Mobilgeräte: Unterschiede bei Android, iOS und Windows Phone
Haben Sie sich bei Ihrem Android-Gerät ausgesperrt, müssen Sie das Gerät keineswegs unter Verlust aller Daten zurücksetzen. Vielmehr können Sie, sofern Sie Zugang zu Ihrem Google-Account haben, Apps zum Entsperren des Sperrbildschirms vom PC aus – so wie es bei allen anderen Applikationen auch möglich
ist. Kostenlos ist die App [Free] Screen UnLock/ Lock (www.pcwelt.de/vttc), für die App Screen Lock Bypass Pro (www.pcwelt.de/qw8h) muss man 3,20 Euro bezahlen. Die Handhabung beider Apps ist äußerst einfach. Wenn Sie dennoch Hilfe benötigen, bei uns finden Sie sie online unter www.pcwelt.de/1897728. Etwas aufwendiger ist es, das Sperrmuster des Mobilgerätes per Android Debug Bridge zu entfernen; dazu haben wir einen ausführlichen Ratgeber (www.pcwelt.de/1897719). Beim iPhone ohne Jailbreak existieren jenseits der offiziellen Wege (https://support.apple. com/de-de/HT204306) keine Tricks, um den Lockscreen zu umgehen. Immerhin lässt sich über iTunes ein zuvor gespeichertes Backup wiederherstellen, so dass man das Gerät anders als beim „Wartungszustand“nicht ganz von neuem Aufsetzen muss. Smartphones mit Windows Phone lassen sich aus der Ferne (www.windowsphone.com/de-de/ my/find) löschen und zurücksetzen. Alternativ geht das über eine etwas mühsame Abfolge der Tasten am Gerät (www.pcwelt.de/BAaMj7).
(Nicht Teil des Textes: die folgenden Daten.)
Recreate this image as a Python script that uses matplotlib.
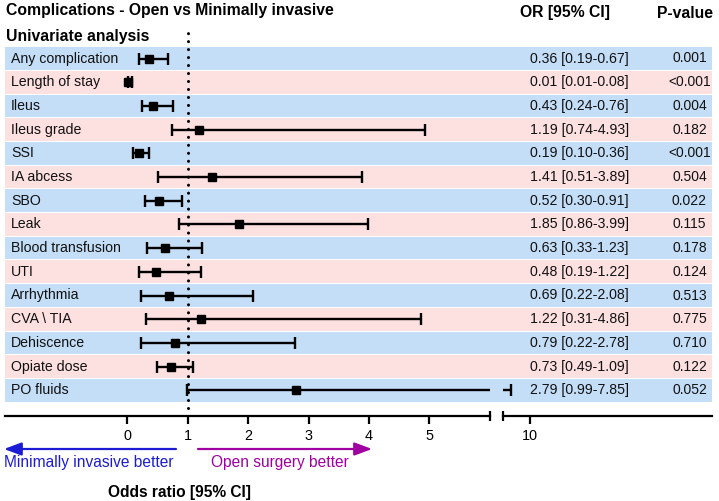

In jedem Fall ist nicht nur der Lockscreen gelöscht, sondern auch alle Handyinhalte.
Zugang zur Fritzbox wiederherstellen – und weitere Tools
Ein weiteres verbreitetes Gerät, bei dem sich die meisten Anwender nicht alle Tage einloggen, ist die Fritzbox. Zunächst bietet der Hersteller AVM auf der Konfigurationsoberfläche unter „System -> Push Service“die Möglichkeit, eine E-Mail-Adresse zu hinterlegen, an die man sich das vergessene Kennwort schicken lassen kann. Hat man dies im Vorfeld aber nicht eingerichtet, half bis vor kurzem die Software Brutus über einen Brute-Force-Angriff. Allerdings erfordert das Tool jenen Telnet-Zugang, den AVM in der neuesten Firmware deaktiviert hat. Wer seine Router-Firmware schon aktualisiert und zudem die Einstellungen gesichert hat, kann das Gerät aber „hart zurücksetzen“, dann die Firmware downgraden, die Einstellungsdatei einspielen, mit einem angeschlossenen Telefon über die Tastenfolge „# 96*7*“den Telnet-Zugang freischalten und danach den Passwortangriff starten – etwas mühsam, es gibt aber gute Erklärungen im Netz (www. pcwelt.de/rlit0E). Die Software-Übersicht auf Seite 57 listet weitere Tools auf, mit denen sich Passwörter ermitteln lassen: Das reicht von den im Browser gespeicherten Kennwörtern bis zu Zip-Archiven. Nicht alle Einzelprogramme sind in dieser Tabelle explizit genannt, denn insbesondere die Software-Hersteller Elcomsoft und Nirsoft bieten eine Vielzahl für diverse Einsatzzwecke. Ein Teil dieser Software ist kostenlos, ein Teil kostenpflichtig und nicht gerade billig. So verlangt Elcomsoft für sein umfassendes Password Recovery Bundle fast 1600 Euro.